Would you transcribe the listing that follows, character for character, and omit its images?

[Start]

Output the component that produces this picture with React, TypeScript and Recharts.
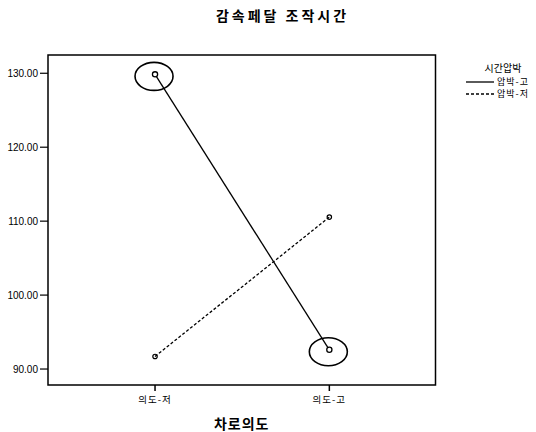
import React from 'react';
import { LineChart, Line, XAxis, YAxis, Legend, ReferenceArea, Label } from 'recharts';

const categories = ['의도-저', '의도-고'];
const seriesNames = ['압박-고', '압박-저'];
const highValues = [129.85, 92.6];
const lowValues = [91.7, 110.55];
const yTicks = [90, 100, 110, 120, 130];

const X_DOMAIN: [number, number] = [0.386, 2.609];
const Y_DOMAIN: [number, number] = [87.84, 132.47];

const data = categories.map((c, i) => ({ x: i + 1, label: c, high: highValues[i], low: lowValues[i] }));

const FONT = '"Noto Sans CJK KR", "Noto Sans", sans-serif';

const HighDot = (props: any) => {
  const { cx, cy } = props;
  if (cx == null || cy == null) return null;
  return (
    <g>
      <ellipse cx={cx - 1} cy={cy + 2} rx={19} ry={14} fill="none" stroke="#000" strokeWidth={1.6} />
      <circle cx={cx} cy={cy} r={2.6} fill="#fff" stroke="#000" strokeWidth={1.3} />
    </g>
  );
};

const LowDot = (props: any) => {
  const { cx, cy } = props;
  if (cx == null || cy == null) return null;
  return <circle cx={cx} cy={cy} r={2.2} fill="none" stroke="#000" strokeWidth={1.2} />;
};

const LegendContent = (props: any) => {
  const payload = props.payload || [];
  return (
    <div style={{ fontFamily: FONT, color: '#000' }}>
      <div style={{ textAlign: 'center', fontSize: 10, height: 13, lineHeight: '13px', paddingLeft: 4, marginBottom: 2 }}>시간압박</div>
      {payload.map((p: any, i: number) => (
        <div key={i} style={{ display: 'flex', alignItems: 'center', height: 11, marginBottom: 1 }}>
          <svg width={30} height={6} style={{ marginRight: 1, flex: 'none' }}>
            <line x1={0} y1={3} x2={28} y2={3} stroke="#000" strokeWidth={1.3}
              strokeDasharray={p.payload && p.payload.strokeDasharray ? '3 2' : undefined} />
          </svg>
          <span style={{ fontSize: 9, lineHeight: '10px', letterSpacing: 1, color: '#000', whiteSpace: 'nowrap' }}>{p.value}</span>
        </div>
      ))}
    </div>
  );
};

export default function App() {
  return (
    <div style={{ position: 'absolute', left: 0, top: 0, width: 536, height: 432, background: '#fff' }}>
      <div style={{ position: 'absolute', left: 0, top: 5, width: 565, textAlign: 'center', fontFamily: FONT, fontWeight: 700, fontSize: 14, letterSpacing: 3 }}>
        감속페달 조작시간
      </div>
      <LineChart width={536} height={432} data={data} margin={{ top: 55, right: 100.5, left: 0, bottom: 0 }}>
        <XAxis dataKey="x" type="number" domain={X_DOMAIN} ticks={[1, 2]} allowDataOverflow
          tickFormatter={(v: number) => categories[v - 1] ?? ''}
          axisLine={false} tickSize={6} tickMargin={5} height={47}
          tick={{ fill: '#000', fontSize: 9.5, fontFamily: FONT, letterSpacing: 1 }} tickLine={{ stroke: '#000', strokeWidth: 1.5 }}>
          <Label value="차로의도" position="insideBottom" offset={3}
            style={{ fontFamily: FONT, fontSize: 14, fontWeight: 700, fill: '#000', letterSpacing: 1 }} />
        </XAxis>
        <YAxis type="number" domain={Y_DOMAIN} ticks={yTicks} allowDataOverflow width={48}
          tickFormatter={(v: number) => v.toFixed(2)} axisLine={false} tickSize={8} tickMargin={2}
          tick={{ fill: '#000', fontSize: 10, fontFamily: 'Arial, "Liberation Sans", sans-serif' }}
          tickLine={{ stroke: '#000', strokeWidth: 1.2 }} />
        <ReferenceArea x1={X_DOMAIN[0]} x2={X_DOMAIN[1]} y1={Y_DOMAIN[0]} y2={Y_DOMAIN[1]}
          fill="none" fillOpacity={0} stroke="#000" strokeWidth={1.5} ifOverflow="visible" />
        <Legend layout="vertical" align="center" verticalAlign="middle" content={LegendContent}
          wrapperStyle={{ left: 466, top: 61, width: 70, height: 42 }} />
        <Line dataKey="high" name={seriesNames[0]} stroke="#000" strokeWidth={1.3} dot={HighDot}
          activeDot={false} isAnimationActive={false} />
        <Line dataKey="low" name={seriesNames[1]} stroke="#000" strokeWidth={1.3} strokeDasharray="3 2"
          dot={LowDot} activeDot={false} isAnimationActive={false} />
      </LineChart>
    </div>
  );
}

[End]

### Response
Output the component that produces this picture with React, TypeScript and Recharts.
import React from 'react';
import { LineChart, Line, XAxis, YAxis, Legend, ReferenceArea, Label } from 'recharts';

const categories = ['의도-저', '의도-고'];
const seriesNames = ['압박-고', '압박-저'];
const highValues = [129.85, 92.6];
const lowValues = [91.7, 110.55];
const yTicks = [90, 100, 110, 120, 130];

const X_DOMAIN: [number, number] = [0.386, 2.609];
const Y_DOMAIN: [number, number] = [87.84, 132.47];

const data = categories.map((c, i) => ({ x: i + 1, label: c, high: highValues[i], low: lowValues[i] }));

const FONT = '"Noto Sans CJK KR", "Noto Sans", sans-serif';

const HighDot = (props: any) => {
  const { cx, cy } = props;
  if (cx == null || cy == null) return null;
  return (
    <g>
      <ellipse cx={cx - 1} cy={cy + 2} rx={19} ry={14} fill="none" stroke="#000" strokeWidth={1.6} />
      <circle cx={cx} cy={cy} r={2.6} fill="#fff" stroke="#000" strokeWidth={1.3} />
    </g>
  );
};

const LowDot = (props: any) => {
  const { cx, cy } = props;
  if (cx == null || cy == null) return null;
  return <circle cx={cx} cy={cy} r={2.2} fill="none" stroke="#000" strokeWidth={1.2} />;
};

const LegendContent = (props: any) => {
  const payload = props.payload || [];
  return (
    <div style={{ fontFamily: FONT, color: '#000' }}>
      <div style={{ textAlign: 'center', fontSize: 10, height: 13, lineHeight: '13px', paddingLeft: 4, marginBottom: 2 }}>시간압박</div>
      {payload.map((p: any, i: number) => (
        <div key={i} style={{ display: 'flex', alignItems: 'center', height: 11, marginBottom: 1 }}>
          <svg width={30} height={6} style={{ marginRight: 1, flex: 'none' }}>
            <line x1={0} y1={3} x2={28} y2={3} stroke="#000" strokeWidth={1.3}
              strokeDasharray={p.payload && p.payload.strokeDasharray ? '3 2' : undefined} />
          </svg>
          <span style={{ fontSize: 9, lineHeight: '10px', letterSpacing: 1, color: '#000', whiteSpace: 'nowrap' }}>{p.value}</span>
        </div>
      ))}
    </div>
  );
};

export default function App() {
  return (
    <div style={{ position: 'absolute', left: 0, top: 0, width: 536, height: 432, background: '#fff' }}>
      <div style={{ position: 'absolute', left: 0, top: 5, width: 565, textAlign: 'center', fontFamily: FONT, fontWeight: 700, fontSize: 14, letterSpacing: 3 }}>
        감속페달 조작시간
      </div>
      <LineChart width={536} height={432} data={data} margin={{ top: 55, right: 100.5, left: 0, bottom: 0 }}>
        <XAxis dataKey="x" type="number" domain={X_DOMAIN} ticks={[1, 2]} allowDataOverflow
          tickFormatter={(v: number) => categories[v - 1] ?? ''}
          axisLine={false} tickSize={6} tickMargin={5} height={47}
          tick={{ fill: '#000', fontSize: 9.5, fontFamily: FONT, letterSpacing: 1 }} tickLine={{ stroke: '#000', strokeWidth: 1.5 }}>
          <Label value="차로의도" position="insideBottom" offset={3}
            style={{ fontFamily: FONT, fontSize: 14, fontWeight: 700, fill: '#000', letterSpacing: 1 }} />
        </XAxis>
        <YAxis type="number" domain={Y_DOMAIN} ticks={yTicks} allowDataOverflow width={48}
          tickFormatter={(v: number) => v.toFixed(2)} axisLine={false} tickSize={8} tickMargin={2}
          tick={{ fill: '#000', fontSize: 10, fontFamily: 'Arial, "Liberation Sans", sans-serif' }}
          tickLine={{ stroke: '#000', strokeWidth: 1.2 }} />
        <ReferenceArea x1={X_DOMAIN[0]} x2={X_DOMAIN[1]} y1={Y_DOMAIN[0]} y2={Y_DOMAIN[1]}
          fill="none" fillOpacity={0} stroke="#000" strokeWidth={1.5} ifOverflow="visible" />
        <Legend layout="vertical" align="center" verticalAlign="middle" content={LegendContent}
          wrapperStyle={{ left: 466, top: 61, width: 70, height: 42 }} />
        <Line dataKey="high" name={seriesNames[0]} stroke="#000" strokeWidth={1.3} dot={HighDot}
          activeDot={false} isAnimationActive={false} />
        <Line dataKey="low" name={seriesNames[1]} stroke="#000" strokeWidth={1.3} strokeDasharray="3 2"
          dot={LowDot} activeDot={false} isAnimationActive={false} />
      </LineChart>
    </div>
  );
}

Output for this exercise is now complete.